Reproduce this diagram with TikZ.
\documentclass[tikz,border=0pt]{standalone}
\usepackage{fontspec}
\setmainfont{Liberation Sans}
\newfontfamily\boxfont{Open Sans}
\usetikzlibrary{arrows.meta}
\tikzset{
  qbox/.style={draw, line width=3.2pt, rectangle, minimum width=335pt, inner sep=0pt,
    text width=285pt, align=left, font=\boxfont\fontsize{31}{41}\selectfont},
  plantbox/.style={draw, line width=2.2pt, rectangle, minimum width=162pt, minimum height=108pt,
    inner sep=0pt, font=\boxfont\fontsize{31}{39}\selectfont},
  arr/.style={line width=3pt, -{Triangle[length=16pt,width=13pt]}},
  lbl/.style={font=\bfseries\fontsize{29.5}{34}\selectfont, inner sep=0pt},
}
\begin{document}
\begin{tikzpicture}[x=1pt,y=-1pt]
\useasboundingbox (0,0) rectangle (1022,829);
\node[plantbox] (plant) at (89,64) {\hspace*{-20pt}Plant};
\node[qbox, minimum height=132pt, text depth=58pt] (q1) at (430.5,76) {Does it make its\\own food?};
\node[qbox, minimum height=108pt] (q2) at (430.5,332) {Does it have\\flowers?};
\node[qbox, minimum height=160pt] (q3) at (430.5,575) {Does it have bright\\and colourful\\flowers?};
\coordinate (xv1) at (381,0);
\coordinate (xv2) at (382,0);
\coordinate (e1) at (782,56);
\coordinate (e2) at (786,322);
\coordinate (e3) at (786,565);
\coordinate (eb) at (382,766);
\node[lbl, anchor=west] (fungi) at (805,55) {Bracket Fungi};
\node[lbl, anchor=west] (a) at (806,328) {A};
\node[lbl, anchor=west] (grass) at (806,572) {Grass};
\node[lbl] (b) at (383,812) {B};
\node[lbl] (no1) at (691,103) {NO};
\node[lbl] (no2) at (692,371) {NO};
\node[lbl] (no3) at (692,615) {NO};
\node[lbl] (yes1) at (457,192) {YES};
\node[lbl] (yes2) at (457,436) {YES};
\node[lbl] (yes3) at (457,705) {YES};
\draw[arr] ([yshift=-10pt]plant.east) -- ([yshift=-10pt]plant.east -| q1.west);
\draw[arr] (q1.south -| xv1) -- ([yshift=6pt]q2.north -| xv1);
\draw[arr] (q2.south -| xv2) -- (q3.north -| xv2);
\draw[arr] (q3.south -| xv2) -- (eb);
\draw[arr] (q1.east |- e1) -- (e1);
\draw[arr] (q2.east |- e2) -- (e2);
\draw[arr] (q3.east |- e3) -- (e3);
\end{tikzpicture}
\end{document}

...

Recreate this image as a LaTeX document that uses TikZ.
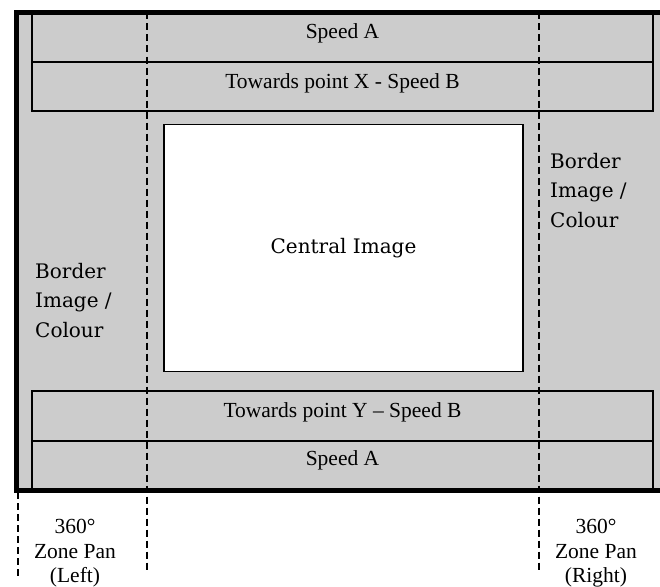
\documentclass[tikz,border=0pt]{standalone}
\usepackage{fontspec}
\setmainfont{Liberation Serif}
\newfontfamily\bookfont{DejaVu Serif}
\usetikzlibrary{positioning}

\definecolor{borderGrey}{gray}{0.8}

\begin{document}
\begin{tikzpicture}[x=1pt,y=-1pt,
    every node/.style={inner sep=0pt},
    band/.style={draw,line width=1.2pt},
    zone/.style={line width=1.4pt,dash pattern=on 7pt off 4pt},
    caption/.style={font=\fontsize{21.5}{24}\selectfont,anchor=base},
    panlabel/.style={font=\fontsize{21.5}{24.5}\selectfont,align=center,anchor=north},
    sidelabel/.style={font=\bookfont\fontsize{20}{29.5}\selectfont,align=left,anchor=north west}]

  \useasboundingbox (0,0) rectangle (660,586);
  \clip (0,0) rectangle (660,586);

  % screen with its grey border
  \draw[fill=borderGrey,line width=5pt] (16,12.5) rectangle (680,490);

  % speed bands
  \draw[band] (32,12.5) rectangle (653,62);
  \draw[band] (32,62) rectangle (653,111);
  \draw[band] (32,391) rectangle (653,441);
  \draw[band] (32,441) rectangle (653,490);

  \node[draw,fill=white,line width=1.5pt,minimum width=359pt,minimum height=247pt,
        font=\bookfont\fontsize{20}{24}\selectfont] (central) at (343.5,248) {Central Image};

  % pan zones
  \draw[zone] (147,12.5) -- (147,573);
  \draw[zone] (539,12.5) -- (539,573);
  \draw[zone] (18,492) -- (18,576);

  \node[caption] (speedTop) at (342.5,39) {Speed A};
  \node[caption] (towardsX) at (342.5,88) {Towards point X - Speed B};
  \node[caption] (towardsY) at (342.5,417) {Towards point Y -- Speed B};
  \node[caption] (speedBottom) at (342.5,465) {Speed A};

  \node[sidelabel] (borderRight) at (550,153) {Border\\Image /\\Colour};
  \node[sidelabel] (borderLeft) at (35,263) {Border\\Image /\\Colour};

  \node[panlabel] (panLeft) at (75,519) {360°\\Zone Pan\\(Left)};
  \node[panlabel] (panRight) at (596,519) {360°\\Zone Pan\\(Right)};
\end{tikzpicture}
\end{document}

## Task requirements
Reproduce exactly the lines above starting at the line containing "Recreate this image" and ending at the line containing "(central) at (343.5,248)", including both, but not the pictures.

## Expected answer
Recreate this image as a LaTeX document that uses TikZ.
\documentclass[tikz,border=0pt]{standalone}
\usepackage{fontspec}
\setmainfont{Liberation Serif}
\newfontfamily\bookfont{DejaVu Serif}
\usetikzlibrary{positioning}

\definecolor{borderGrey}{gray}{0.8}

\begin{document}
\begin{tikzpicture}[x=1pt,y=-1pt,
    every node/.style={inner sep=0pt},
    band/.style={draw,line width=1.2pt},
    zone/.style={line width=1.4pt,dash pattern=on 7pt off 4pt},
    caption/.style={font=\fontsize{21.5}{24}\selectfont,anchor=base},
    panlabel/.style={font=\fontsize{21.5}{24.5}\selectfont,align=center,anchor=north},
    sidelabel/.style={font=\bookfont\fontsize{20}{29.5}\selectfont,align=left,anchor=north west}]

  \useasboundingbox (0,0) rectangle (660,586);
  \clip (0,0) rectangle (660,586);

  % screen with its grey border
  \draw[fill=borderGrey,line width=5pt] (16,12.5) rectangle (680,490);

  % speed bands
  \draw[band] (32,12.5) rectangle (653,62);
  \draw[band] (32,62) rectangle (653,111);
  \draw[band] (32,391) rectangle (653,441);
  \draw[band] (32,441) rectangle (653,490);

  \node[draw,fill=white,line width=1.5pt,minimum width=359pt,minimum height=247pt,
        font=\bookfont\fontsize{20}{24}\selectfont] (central) at (343.5,248) {Central Image};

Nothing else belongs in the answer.